THE REQUEST
Tell how many lines in the data below include the word "this". The answer is the number only.

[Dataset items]
---------------
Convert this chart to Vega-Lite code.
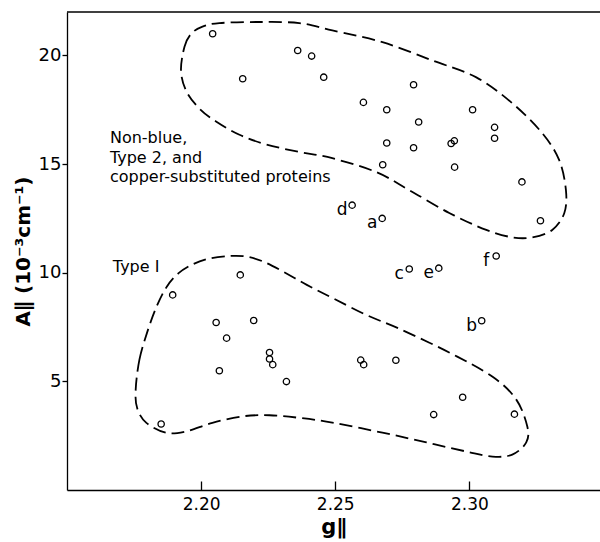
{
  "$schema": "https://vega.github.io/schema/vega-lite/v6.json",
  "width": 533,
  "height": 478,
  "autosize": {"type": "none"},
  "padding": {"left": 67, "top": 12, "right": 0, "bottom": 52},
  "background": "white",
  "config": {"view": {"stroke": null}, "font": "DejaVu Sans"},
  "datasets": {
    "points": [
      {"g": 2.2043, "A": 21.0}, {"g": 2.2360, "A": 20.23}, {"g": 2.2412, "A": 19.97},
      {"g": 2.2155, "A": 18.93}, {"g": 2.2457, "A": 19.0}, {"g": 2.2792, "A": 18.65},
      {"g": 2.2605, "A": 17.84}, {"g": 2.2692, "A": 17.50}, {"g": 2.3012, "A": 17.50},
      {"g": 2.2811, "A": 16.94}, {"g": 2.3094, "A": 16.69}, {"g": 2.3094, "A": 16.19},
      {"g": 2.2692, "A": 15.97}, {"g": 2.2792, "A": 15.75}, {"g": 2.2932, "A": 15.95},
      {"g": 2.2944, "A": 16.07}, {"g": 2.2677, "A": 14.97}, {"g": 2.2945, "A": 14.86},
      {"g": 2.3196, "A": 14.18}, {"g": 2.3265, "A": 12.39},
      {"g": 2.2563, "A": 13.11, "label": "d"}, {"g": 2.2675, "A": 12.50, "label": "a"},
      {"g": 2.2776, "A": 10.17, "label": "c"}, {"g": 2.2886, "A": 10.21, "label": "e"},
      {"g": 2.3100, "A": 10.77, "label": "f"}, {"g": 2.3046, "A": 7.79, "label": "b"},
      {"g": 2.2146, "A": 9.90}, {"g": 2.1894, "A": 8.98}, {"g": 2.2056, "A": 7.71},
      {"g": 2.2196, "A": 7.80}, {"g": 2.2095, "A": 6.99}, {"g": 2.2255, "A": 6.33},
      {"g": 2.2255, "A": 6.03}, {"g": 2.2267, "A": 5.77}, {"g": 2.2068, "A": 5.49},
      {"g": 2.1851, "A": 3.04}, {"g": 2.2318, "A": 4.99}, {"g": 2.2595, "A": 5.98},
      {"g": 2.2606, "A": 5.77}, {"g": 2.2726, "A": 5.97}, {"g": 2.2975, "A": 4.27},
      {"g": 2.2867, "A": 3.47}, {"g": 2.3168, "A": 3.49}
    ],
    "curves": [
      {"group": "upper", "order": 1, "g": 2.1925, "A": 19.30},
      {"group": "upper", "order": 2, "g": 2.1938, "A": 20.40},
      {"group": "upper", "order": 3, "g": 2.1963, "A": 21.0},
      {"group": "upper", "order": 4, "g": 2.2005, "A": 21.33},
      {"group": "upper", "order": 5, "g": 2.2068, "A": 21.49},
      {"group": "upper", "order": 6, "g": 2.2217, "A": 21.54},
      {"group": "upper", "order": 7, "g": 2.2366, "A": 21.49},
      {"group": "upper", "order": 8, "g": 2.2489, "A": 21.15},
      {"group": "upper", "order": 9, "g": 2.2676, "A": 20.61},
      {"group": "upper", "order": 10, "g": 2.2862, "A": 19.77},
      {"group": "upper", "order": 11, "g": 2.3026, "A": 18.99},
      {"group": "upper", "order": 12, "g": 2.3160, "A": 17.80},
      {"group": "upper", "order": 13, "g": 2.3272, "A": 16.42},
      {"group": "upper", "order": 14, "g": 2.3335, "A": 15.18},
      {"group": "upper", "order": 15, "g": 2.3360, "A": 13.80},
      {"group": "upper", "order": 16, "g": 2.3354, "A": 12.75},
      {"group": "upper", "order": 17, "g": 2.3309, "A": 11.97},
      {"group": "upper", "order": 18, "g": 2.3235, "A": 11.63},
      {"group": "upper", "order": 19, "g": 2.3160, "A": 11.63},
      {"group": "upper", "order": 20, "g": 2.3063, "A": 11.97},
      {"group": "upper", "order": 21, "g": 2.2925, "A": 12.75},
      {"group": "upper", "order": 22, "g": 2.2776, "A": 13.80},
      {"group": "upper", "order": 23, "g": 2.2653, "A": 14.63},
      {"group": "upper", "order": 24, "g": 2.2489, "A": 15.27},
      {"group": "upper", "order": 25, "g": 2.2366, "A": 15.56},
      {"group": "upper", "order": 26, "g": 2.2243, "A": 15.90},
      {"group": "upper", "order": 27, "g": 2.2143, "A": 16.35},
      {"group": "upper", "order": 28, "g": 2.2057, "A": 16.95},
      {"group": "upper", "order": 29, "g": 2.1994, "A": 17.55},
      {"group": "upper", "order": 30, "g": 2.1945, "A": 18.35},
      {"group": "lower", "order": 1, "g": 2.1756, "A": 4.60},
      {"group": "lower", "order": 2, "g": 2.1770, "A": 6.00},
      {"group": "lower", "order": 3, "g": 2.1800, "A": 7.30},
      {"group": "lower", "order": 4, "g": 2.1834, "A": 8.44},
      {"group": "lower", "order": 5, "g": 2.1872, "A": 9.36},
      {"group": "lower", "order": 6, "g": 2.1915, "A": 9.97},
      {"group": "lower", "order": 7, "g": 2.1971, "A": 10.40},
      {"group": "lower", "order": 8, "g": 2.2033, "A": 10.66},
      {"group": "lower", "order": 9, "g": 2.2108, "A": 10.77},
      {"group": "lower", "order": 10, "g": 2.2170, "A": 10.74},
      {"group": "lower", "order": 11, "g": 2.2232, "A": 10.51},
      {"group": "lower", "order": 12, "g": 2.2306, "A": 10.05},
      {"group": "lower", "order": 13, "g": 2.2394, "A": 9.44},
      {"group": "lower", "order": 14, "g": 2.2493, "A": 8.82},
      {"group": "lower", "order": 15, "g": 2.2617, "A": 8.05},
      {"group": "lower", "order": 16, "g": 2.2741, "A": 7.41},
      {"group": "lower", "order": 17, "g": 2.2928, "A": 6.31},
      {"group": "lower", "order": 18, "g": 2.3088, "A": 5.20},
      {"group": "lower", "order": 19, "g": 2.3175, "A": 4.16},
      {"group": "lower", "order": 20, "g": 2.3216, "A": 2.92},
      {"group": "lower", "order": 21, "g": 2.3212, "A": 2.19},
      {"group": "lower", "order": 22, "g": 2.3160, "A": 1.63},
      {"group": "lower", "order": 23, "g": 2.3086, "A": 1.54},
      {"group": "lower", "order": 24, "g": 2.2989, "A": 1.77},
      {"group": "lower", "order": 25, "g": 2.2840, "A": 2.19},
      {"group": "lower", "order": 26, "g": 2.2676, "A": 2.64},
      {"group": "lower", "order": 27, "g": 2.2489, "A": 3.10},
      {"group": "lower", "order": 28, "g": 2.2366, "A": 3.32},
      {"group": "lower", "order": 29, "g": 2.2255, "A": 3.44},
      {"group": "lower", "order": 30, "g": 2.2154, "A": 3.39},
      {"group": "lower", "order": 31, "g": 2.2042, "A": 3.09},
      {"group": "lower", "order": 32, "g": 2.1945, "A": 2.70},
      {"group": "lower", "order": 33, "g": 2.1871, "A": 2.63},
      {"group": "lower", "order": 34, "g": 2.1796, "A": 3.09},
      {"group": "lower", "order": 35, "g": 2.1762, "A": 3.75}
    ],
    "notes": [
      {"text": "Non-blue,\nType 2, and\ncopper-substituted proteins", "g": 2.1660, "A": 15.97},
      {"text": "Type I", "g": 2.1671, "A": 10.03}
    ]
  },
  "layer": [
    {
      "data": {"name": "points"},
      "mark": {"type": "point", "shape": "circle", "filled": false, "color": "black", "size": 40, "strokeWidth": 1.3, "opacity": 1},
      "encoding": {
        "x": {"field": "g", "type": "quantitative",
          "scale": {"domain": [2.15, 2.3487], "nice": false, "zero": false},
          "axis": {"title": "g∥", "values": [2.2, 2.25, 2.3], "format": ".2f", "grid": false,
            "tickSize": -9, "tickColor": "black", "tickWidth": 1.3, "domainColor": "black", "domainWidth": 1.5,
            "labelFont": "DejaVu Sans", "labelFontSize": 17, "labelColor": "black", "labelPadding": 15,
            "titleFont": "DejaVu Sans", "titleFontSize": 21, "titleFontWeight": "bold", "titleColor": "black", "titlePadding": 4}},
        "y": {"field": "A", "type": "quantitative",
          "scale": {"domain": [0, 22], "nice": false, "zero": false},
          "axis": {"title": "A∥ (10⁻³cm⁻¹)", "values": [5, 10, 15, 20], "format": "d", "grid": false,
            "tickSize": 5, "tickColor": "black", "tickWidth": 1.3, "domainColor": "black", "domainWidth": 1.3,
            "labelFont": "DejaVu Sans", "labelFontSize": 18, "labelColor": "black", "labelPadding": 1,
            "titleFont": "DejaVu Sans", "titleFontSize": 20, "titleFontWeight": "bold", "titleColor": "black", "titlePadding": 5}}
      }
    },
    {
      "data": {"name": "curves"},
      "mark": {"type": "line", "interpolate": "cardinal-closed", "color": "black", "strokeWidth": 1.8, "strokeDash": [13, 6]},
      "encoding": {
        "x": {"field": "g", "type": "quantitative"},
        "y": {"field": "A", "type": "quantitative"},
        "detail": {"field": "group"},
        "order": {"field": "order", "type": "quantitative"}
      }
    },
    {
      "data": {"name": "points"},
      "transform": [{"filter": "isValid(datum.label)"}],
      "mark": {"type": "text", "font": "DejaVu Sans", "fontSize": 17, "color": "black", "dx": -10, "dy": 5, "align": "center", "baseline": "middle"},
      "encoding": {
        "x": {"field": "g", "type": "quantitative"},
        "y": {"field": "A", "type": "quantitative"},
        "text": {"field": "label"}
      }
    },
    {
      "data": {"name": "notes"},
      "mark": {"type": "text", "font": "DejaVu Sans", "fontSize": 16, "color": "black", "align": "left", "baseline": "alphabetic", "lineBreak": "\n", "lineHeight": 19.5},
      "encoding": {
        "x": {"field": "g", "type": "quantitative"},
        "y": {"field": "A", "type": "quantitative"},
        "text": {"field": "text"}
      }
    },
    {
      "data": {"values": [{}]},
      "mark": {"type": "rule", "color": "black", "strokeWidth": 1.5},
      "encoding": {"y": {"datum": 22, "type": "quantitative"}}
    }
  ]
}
---------------
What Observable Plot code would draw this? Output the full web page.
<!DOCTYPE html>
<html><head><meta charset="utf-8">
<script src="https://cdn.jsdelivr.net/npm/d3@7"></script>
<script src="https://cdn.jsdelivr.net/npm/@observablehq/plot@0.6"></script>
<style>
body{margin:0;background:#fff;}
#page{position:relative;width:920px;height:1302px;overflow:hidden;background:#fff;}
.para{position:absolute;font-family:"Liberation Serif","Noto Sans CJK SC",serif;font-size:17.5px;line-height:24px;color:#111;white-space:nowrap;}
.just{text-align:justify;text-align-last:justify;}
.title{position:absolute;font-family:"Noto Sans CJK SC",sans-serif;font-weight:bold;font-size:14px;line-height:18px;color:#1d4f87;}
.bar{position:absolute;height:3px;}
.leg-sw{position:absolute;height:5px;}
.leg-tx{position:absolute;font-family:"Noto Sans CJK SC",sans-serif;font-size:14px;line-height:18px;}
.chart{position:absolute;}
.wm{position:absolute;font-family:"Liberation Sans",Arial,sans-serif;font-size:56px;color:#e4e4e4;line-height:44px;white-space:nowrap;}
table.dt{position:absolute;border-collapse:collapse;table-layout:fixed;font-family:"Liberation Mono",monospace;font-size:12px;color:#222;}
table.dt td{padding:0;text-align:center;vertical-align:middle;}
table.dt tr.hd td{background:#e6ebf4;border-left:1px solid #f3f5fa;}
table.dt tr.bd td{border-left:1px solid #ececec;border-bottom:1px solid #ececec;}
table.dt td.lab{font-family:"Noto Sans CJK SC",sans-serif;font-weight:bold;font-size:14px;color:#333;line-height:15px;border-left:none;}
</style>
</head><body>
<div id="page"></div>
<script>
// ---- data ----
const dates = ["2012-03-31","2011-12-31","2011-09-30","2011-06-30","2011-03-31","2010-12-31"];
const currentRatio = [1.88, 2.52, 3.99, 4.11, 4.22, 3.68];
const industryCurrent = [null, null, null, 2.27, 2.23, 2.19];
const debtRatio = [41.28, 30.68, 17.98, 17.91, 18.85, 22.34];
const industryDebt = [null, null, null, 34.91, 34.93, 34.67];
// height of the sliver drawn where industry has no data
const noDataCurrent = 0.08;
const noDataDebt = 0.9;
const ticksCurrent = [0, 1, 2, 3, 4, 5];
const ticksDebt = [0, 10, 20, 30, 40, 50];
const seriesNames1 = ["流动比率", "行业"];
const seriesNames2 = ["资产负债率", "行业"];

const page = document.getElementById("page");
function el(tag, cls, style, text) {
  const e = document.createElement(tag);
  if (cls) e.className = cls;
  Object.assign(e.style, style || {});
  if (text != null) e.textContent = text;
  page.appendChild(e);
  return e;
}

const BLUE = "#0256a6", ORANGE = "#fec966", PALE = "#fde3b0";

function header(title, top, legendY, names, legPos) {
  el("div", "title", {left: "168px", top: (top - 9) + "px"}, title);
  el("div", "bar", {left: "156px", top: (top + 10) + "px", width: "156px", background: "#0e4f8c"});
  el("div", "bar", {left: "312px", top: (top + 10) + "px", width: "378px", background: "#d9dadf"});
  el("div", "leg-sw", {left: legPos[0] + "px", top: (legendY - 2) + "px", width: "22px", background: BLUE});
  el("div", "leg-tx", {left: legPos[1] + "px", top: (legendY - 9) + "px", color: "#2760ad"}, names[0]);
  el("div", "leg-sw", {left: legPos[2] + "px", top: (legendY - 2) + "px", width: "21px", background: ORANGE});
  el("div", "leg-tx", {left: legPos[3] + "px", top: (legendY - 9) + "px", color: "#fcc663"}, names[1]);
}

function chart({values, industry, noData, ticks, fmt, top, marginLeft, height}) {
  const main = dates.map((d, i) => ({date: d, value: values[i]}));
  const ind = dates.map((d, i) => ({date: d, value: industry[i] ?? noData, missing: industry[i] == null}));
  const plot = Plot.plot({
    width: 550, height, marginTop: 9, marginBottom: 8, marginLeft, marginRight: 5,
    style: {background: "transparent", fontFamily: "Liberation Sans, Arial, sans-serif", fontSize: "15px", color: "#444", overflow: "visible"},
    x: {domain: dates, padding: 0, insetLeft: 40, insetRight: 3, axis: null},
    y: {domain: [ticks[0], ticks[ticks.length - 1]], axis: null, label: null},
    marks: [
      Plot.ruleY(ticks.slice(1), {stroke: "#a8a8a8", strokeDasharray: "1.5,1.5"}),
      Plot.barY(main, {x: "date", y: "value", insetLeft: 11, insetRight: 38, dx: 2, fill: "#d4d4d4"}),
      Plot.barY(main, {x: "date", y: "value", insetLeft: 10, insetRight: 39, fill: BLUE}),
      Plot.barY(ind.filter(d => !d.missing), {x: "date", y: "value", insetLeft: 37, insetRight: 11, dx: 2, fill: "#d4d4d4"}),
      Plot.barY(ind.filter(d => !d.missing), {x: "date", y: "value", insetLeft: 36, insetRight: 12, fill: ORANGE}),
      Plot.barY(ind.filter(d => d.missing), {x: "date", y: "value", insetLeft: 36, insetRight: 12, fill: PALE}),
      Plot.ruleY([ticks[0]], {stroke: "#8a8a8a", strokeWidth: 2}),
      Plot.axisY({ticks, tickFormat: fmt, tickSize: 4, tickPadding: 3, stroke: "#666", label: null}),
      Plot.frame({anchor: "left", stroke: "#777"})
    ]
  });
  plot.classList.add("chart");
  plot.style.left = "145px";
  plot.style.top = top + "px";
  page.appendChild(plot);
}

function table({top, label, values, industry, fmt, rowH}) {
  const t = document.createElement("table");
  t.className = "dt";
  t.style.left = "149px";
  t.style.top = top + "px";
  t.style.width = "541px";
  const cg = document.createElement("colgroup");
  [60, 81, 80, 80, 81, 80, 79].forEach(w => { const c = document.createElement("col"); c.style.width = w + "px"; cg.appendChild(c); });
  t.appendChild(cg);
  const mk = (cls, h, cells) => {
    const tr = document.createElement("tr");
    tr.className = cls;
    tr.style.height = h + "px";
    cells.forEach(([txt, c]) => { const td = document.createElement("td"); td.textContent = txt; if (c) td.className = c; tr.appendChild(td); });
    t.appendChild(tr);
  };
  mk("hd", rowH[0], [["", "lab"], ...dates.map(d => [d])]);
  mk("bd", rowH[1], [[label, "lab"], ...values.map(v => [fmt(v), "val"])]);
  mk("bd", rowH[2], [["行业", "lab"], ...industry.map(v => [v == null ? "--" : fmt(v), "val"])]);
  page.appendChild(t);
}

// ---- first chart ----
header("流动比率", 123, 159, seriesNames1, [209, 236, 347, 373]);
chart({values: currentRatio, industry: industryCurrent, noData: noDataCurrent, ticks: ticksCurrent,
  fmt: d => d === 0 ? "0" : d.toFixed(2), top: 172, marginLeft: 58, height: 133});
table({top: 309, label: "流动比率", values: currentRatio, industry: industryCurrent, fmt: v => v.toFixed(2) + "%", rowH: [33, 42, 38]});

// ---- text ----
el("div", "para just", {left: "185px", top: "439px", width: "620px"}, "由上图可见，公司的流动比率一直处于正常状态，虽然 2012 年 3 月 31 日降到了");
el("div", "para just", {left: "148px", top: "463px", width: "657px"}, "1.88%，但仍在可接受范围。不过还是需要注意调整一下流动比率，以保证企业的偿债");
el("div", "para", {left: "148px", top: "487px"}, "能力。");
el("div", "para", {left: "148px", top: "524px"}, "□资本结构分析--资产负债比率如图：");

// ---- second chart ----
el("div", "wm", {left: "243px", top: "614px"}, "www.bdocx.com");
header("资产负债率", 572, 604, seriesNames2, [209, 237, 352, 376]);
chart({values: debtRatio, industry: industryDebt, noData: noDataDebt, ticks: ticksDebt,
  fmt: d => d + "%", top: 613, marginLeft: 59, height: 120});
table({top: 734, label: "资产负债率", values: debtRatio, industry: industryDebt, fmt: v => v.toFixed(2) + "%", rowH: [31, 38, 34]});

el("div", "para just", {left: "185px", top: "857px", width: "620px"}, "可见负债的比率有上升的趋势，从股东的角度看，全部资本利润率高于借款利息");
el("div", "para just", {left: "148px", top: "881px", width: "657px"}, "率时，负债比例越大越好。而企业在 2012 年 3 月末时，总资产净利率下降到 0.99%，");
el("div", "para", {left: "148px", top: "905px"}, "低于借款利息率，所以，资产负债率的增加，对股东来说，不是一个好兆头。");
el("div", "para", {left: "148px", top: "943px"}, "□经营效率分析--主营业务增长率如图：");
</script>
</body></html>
---------------
EXERCISE ANSWER
2